On the heels of billions of dollars in corporate handouts payed for by Michigan taxpayers, General Motors, who is often a beneficiary of government subsidies, announced plans to cut 35,000 jobs in Michigan on Thursday.
The company said that while they are not laying employees off at this time, they are attempting to buy workers out of their contracts in a $2 billion cost-saving measure.
Last year, General Motors received nearly $1 billion in tax incentives from the Michigan government due to a promise to create thousands of new jobs from the creation of new battery and electric vehicle plants.
General Motors intent to cut tens of thousands of jobs in the state does not appear promising as the Michigan legislature just promised another $650 million in subsidies to Ford to build a battery plant.

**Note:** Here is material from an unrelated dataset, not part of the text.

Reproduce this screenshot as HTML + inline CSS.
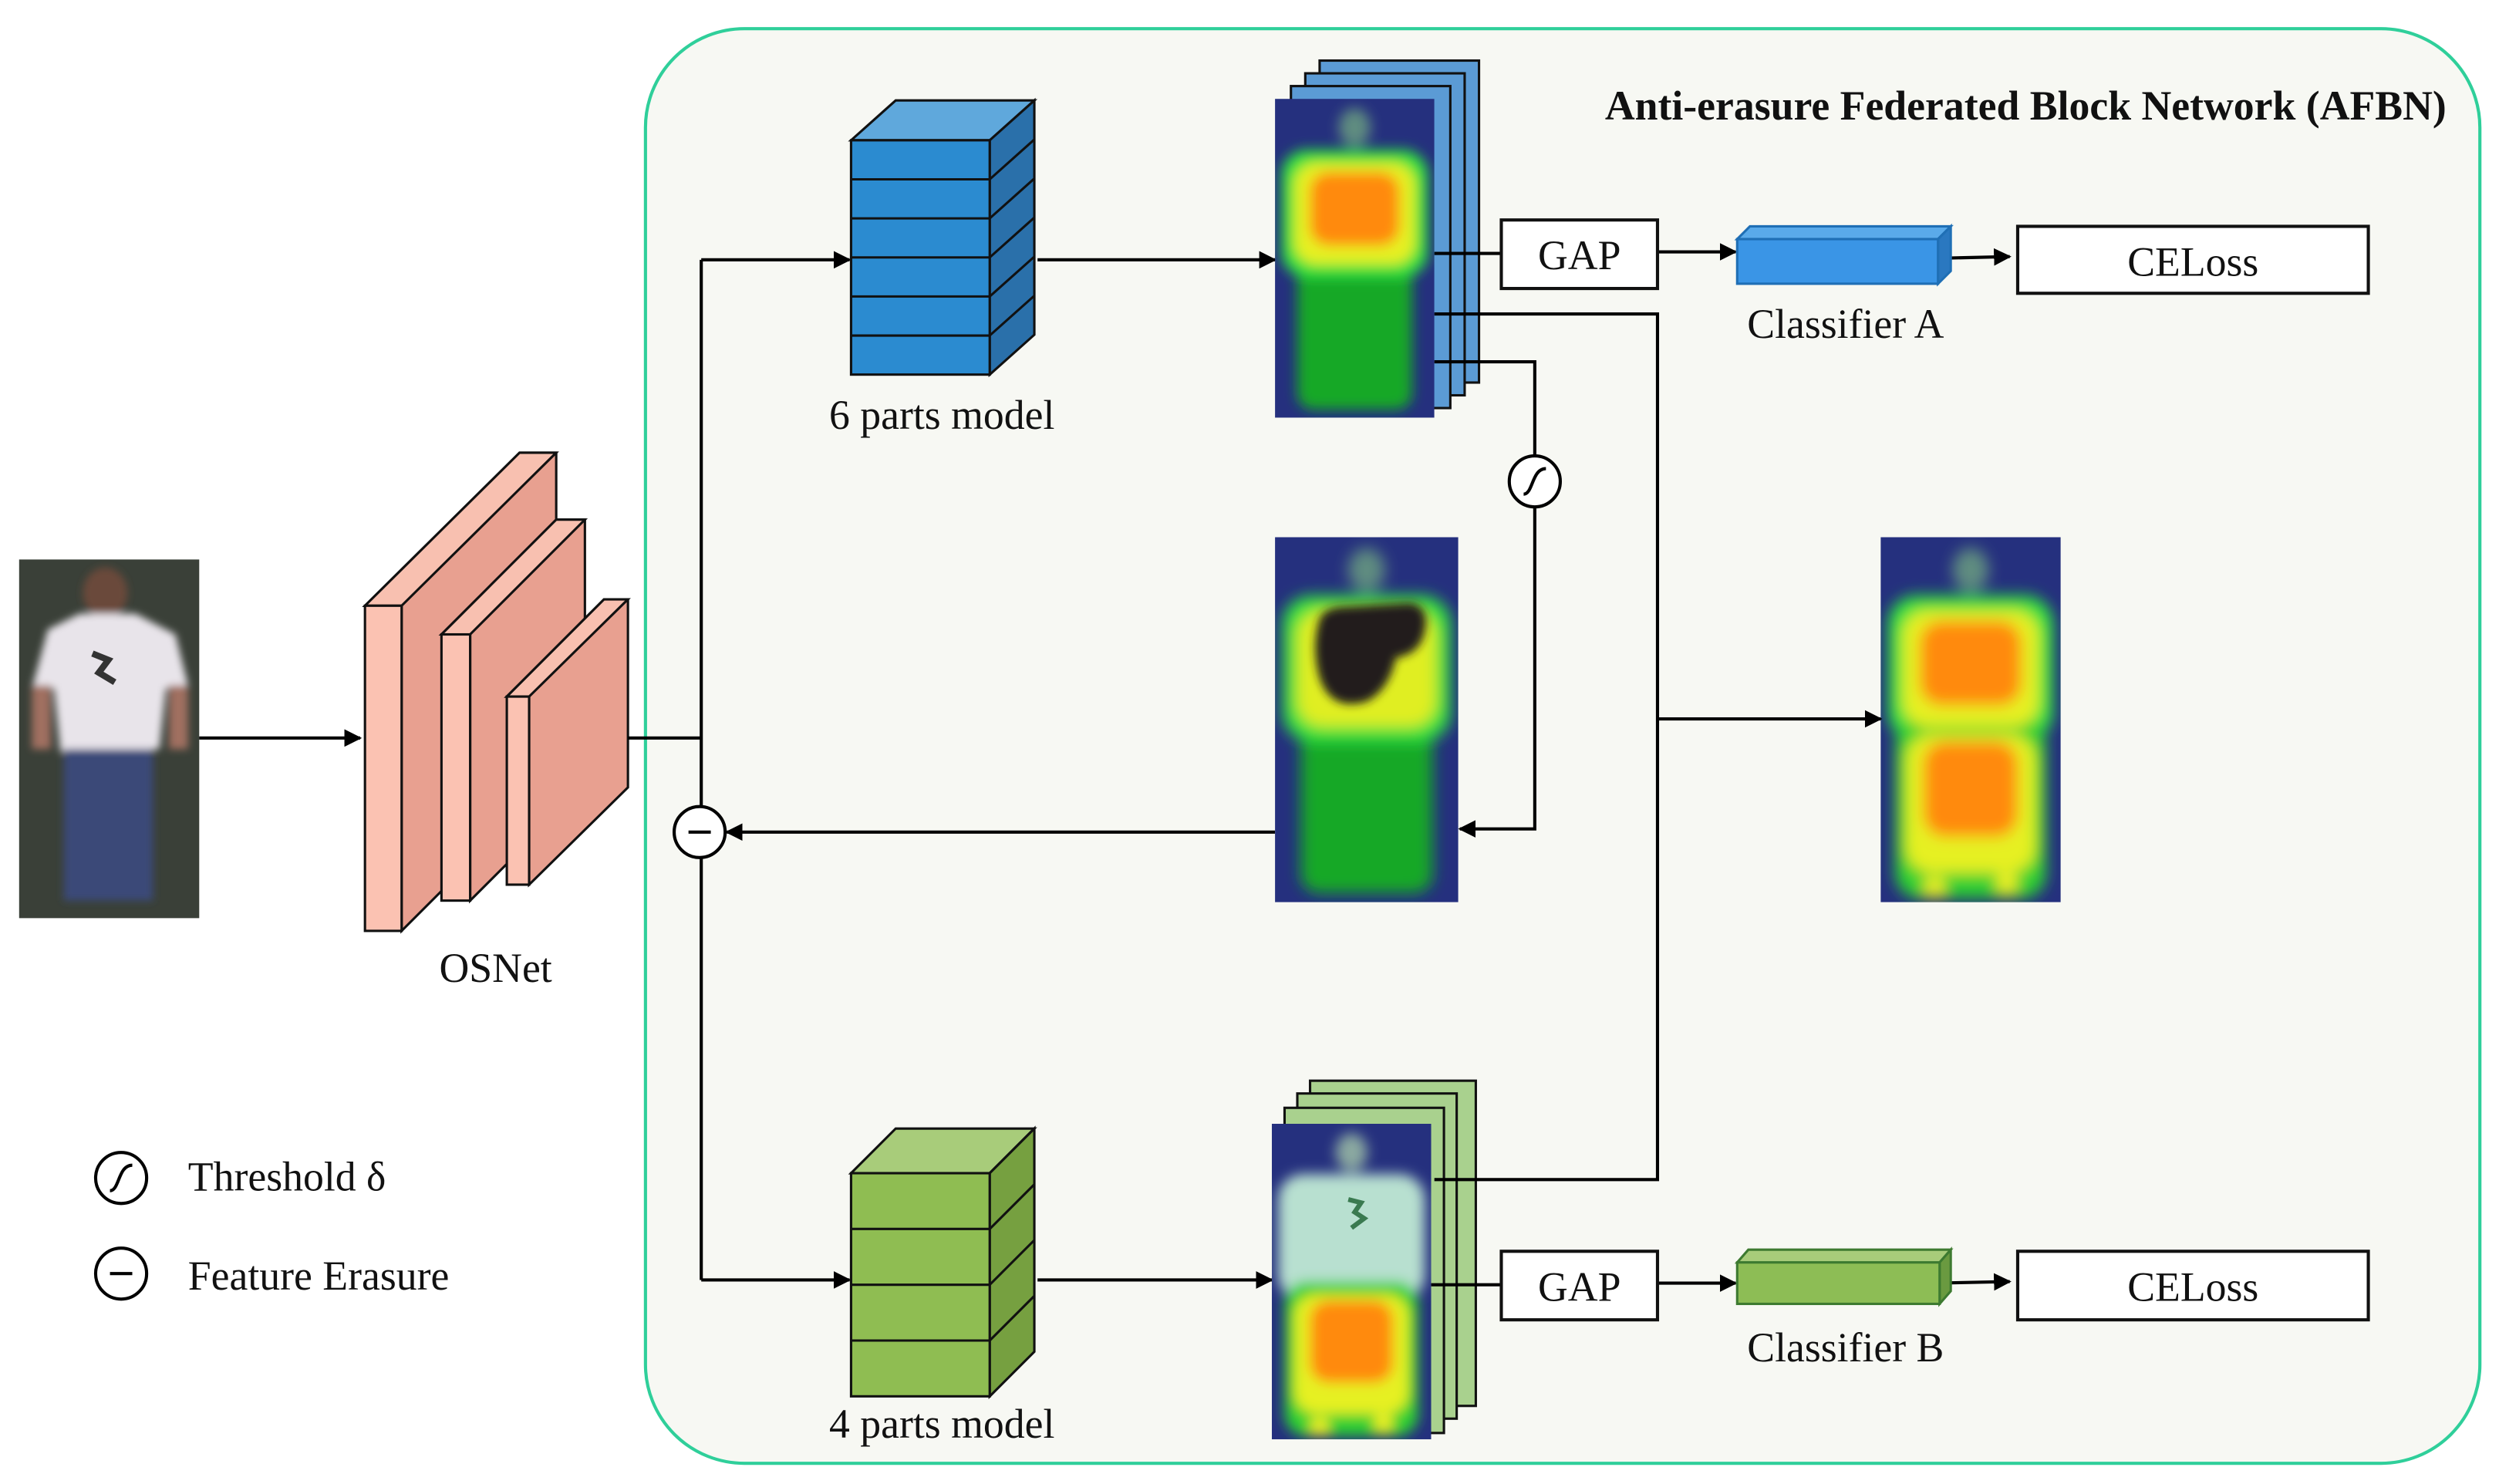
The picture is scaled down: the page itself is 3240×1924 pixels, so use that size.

In the case of both the Ford and General Motors subsidy, taxpayers will reportedly be stuck with an over $300,000 bill for every job created, meaning that the state will only recover a fraction of the tax revenue it cost to create the jobs.
Michigan Democrats have given out $2.9 billion in corporate handouts in less than two months in office, according to a Mackinac Center analysis.
The majority of salaried General Motors workers were offered a voluntary buyout by the automotive company on Thursday, March 9.
Michigan makes up roughly 60% of GM’s overall salaried workforce. From global headquarters at the Renaissance Center in Detroit to the tool and die fabrication in Flint, there are 35,000 salaried workers in Michigan across 25 facilities and offices.
General Motors offered all U.S. salaried employees with at least five years of service and all global executives with at least two years of service a voluntary separation package. This filter captures the majority of GM’s 58,000 U.S. salaried employees, GM spokesperson David Barnas confirmed.
The buyouts are part of GM’s plan to reach $2 billion in cost savings by the end of 2024. The company is not disclosing a target goal for buyouts.“The goal of the program is to accelerate attrition. It is also designed to help avoid the potential for involuntary actions,” Barnas said in a statement.
“By permanently bringing down structured costs, we can improve vehicle profitability and remain nimble in an increasingly competitive market.